ご覧のとおり、理科の平均点は平成29年を除いて一貫して低下しています。5教科で比較すると数学のほうが低くなるのが毎年のパターンだったのですが、平成30年にはついに理科のほうが下回りました。同列に語られることの多い社会科と比べて、どうして理科の点数だけがこれほどにも低下するのか。そのあたりについて考えてみましょう。
■問題文がやたらと長い
香川県公立入試の理科は、とにかく問題文が長いです。年々長くなりつつあります。問題冊子1ページのなかで3分の2くらいが設問文と図表です。実際は文章量が多いだけで、基本的なことしか聞かれていないのですが、多くの中学生は問題文の長さを一目見ただけで解くのをあきらめてしまっているのが現状です。また、たとえ問題文を読んだとしても、そこに書かれていることが理解できない、と嘆く中学生もいます。それについても、「問題を読んでも理解できない」のではなく、実は「問題を読もうとしていない」だけであることが往々にしてあります。受験生のみなさんには、問題をただ読むだけではなく、「ちゃんと読む」ことが求められます。
「まずはちゃんと問題文を読む」というのは、理科に限らず、どの教科にも言えることです。ただ、この「長い問題文を嫌う」傾向は、ここ最近顕著になってきていると思われます。例えば数学で、短文問題とか一行問題と呼ばれる類の設問があります。読んで字のごとく、問題文の長さは1行半くらいから長くても3行までです。中学生の中には、それでさえも「長い」と言って読むことを放棄する生徒もいるのです。「子どもの読解力が低下している!」というニュースを、現実のものとして認識する瞬間です。まずはきちんと問題に向き合う。それが得点向上の第一歩です。
■「2分野だけ勉強する」の落とし穴
中学理科は物理・化学・生物・地学の系列に分けられ、かつては物理・化学を「第1分野」、生物・地学を「第2分野」と言いました。(注) ありていに言えば、第2分野は暗記が多く、第1分野は計算が多いというふうに捉えられています。しかし、ものごとはそんなに単純な話ではなく、第2分野にだって計算問題は出されます。平均点低下の理由の一つがこれです。第1分野は手も足も出ないからと、第2分野の暗記項目だけを徹底して勉強した場合、計算問題の割合が多くなった途端に対応できなくなります。また、たとえ全分野を偏りなく勉強していても、計算問題が出されると正答できる生徒数は激減し、それに伴って平均点も低下します。具体的に言うと以下の4つです。
・生物系・遺伝に関する問題
・地学系・地震の速度計算
・地学系・飽和水蒸気量に関する問題
・地学系・天体の年周運動、日周運動に関する問題
特に、飽和水蒸気量の問題で小数点や四捨五入がからんでくると、もう思考停止です。一問一答などを利用して、まずは基礎知識を固めるのが学習の基本になりますが、それだけで終わってしまうと計算問題で痛い目を見ることとなり、想定していた点数が取れない、という事態に陥る可能性が高いです。では対処法はないのか。もちろんあります。

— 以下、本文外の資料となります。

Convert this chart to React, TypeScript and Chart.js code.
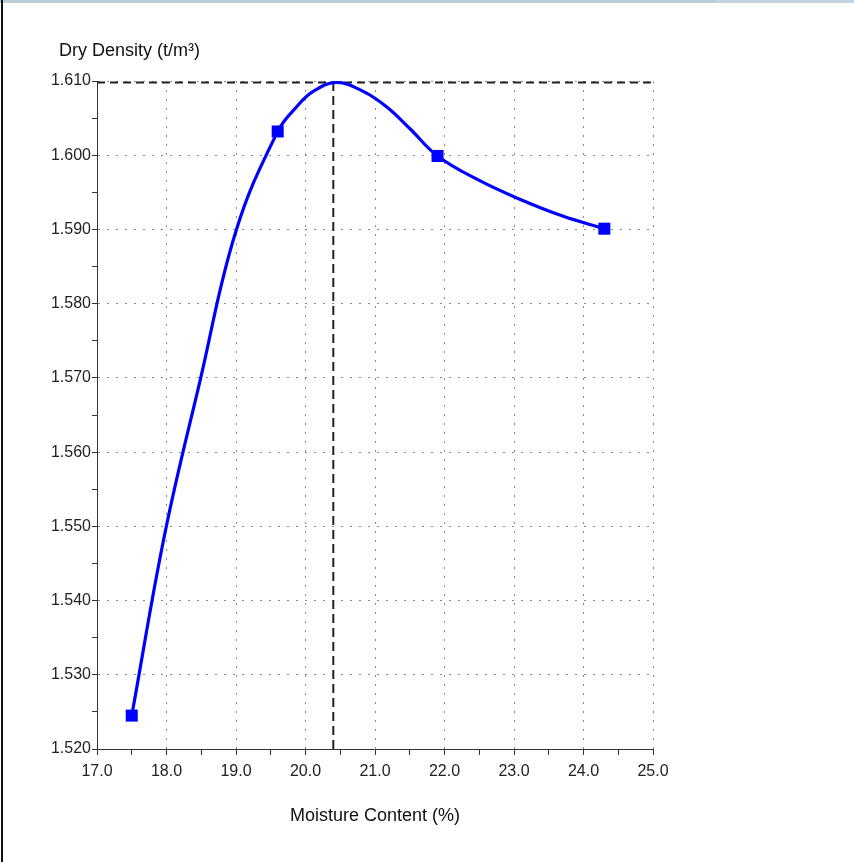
import React, { useEffect, useRef } from "react";
import { Chart, registerables } from "chart.js";

Chart.register(...registerables);

// ---- data ----
const pointX = [17.5, 19.6, 21.9, 24.3];
const pointY = [1.5245, 1.6032, 1.5999, 1.5901];

const curveX = [17.5, 17.98, 18.48, 19.0, 19.6, 19.87, 20.11, 20.45, 20.83, 21.17, 21.5, 21.9, 22.5, 23.1, 23.7, 24.3];
const curveY = [1.5245, 1.5492, 1.5695, 1.5898, 1.6032, 1.6065, 1.6086, 1.6098, 1.6086, 1.6065, 1.6036, 1.5999, 1.5966, 1.5940, 1.5918, 1.5901];

const optimumMoisture = 20.4;
const maxDryDensity = 1.6098;

const xMin = 17;
const xMax = 25;
const xStep = 0.5;
const yMin = 1.52;
const yMax = 1.61;
const yStep = 0.005;

const yAxisTitle = "Dry Density (t/m³)";
const xAxisTitle = "Moisture Content (%)";

const FONT = '"Liberation Sans", Arial, sans-serif';

const isMajorX = (v: number) => Math.abs(v - Math.round(v)) < 1e-6;
const isMajorY = (v: number) => Math.abs(v * 100 - Math.round(v * 100)) < 1e-6;

const titlesPlugin = {
  id: "titles",
  afterDraw(chart: any) {
    const { ctx, chartArea } = chart;
    ctx.save();
    ctx.fillStyle = "#111";
    ctx.font = `18px ${FONT}`;
    ctx.textAlign = "left";
    ctx.textBaseline = "alphabetic";
    ctx.fillText(yAxisTitle, chartArea.left - 38, chartArea.top - 25);
    ctx.font = `18px ${FONT}`;
    ctx.textAlign = "center";
    ctx.textBaseline = "middle";
    ctx.fillText(xAxisTitle, (chartArea.left + chartArea.right) / 2, chartArea.bottom + 67);
    ctx.restore();
  },
};

export default function App() {
  const canvasRef = useRef<HTMLCanvasElement | null>(null);

  useEffect(() => {
    if (!canvasRef.current) return;
    const markers = pointX.map((x, i) => ({ x, y: pointY[i] }));
    const curve = curveX.map((x, i) => ({ x, y: curveY[i] }));
    const chart = new Chart(canvasRef.current, {
      type: "line",
      data: {
        datasets: [
          {
            label: "Test points",
            data: markers,
            showLine: false,
            pointStyle: "rect",
            pointRadius: 8.5,
            pointBackgroundColor: "#0000ff",
            pointBorderColor: "#0000ff",
            pointBorderWidth: 0,
          },
          {
            label: "Curve",
            data: curve,
            borderColor: "#0000ff",
            borderWidth: 3.2,
            pointRadius: 0,
            tension: 0.4,
            fill: false,
          },
          {
            label: "MDD",
            data: [
              { x: xMin, y: maxDryDensity },
              { x: xMax, y: maxDryDensity },
            ],
            borderColor: "#222",
            borderWidth: 2,
            borderDash: [8, 5],
            pointRadius: 0,
            tension: 0,
          },
          {
            label: "OMC",
            data: [
              { x: optimumMoisture, y: yMin },
              { x: optimumMoisture, y: maxDryDensity },
            ],
            borderColor: "#222",
            borderWidth: 2,
            borderDash: [9, 5],
            pointRadius: 0,
            tension: 0,
          },
        ],
      } as any,
      options: {
        animation: false,
        responsive: false,
        devicePixelRatio: 1,
        layout: { padding: { left: 47, right: 201, top: 81, bottom: 83 } },
        plugins: {
          legend: { display: false },
          tooltip: { enabled: false },
          title: { display: false },
        },
        scales: {
          x: {
            type: "linear",
            min: xMin,
            max: xMax,
            afterFit: (s: any) => {
              s.height = 30;
            },
            ticks: {
              stepSize: xStep,
              autoSkip: false,
              maxRotation: 0,
              padding: 7,
              color: "#222",
              font: { family: FONT, size: 16 },
              callback: (v: any) => (isMajorX(Number(v)) ? Number(v).toFixed(1) : ""),
            },
            grid: {
              color: (c: any) => (c.tick && isMajorX(c.tick.value) ? "#8a8a8a" : "rgba(0,0,0,0)"),
              lineWidth: 1,
              tickColor: "#333",
              tickLength: 6,
              tickWidth: 1,
              tickBorderDash: [],
            },
            border: { display: true, color: "#333", width: 1, dash: [2, 7] },
          },
          y: {
            type: "linear",
            min: yMin,
            max: yMax,
            afterFit: (s: any) => {
              s.width = 50;
            },
            ticks: {
              stepSize: yStep,
              autoSkip: false,
              padding: 1,
              color: "#222",
              font: { family: FONT, size: 16 },
              callback: (v: any) => (isMajorY(Number(v)) ? Number(v).toFixed(3) : ""),
            },
            grid: {
              color: (c: any) => (c.tick && isMajorY(c.tick.value) ? "#8a8a8a" : "rgba(0,0,0,0)"),
              lineWidth: 1,
              tickColor: "#333",
              tickLength: 5,
              tickWidth: 1,
              tickBorderDash: [],
            },
            border: { display: true, color: "#333", width: 1, dash: [2, 7] },
          },
        },
      } as any,
      plugins: [titlesPlugin],
    });
    return () => chart.destroy();
  }, []);

  return (
    <div style={{ position: "fixed", left: 0, top: 0, width: 854, height: 862, background: "#fff", overflow: "hidden" }}>
      <canvas ref={canvasRef} width={854} height={862} style={{ position: "absolute", left: 0, top: 0, width: 854, height: 862, display: "block" }} />
      <div style={{ position: "absolute", left: 0, top: 0, width: 716, height: 3, background: "#b9cbd7" }} />
      <div style={{ position: "absolute", left: 716, top: 0, width: 138, height: 3, background: "#c4d3dd" }} />
      <div style={{ position: "absolute", left: 1, top: 0, width: 2, height: 862, background: "#111" }} />
    </div>
  );
}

計算問題が出題される単元では、必ず基本となる公式があり、多くの問題は公式に代入するだけで解くことができます。オームの法則(電気)や湿度の計算(天候)、地震の速度(地学)、質量パーセント濃度(水溶液)が代表的です。中でも地震の速度計算や水溶液の濃度は、小学校算数の速さと割合(小5・小6内容)が理解できてさえいれば、何も恐れることはありません。そこからつまずいているんです! という場合、残された時間を鑑みるとコメントのしようもないのですが・・・。
■まとめ
長々と書いてきましたが、最後に大事なことだけピンポイントでまとめておきます。
1. 語句や実験の基本知識をつける
2. 計算問題に必要な公式は丸ごと覚えておく
3. 問題文は途中であきらめずに最後まで「ちゃんと」読む
4. 小数点や四捨五入、パーセントの間違いがないか確認する
残された時間は2か月を切りました。最後まであきらめなければ、きっと道は開けます。
(注)「え? 今はないの?」と思った保護者の方も多いでしょう。分野の隔てがなくなり、教科書が1冊に統一されたのが平成24年のことです。調べてみると「1分野・2分野」に分類し始めたのは昭和33年のことで、40年以上もの長きにわたって使われていた分類だそうです。現在の大半の大人が習っている分類なので、このコラムでも便宜上、使用することとしました。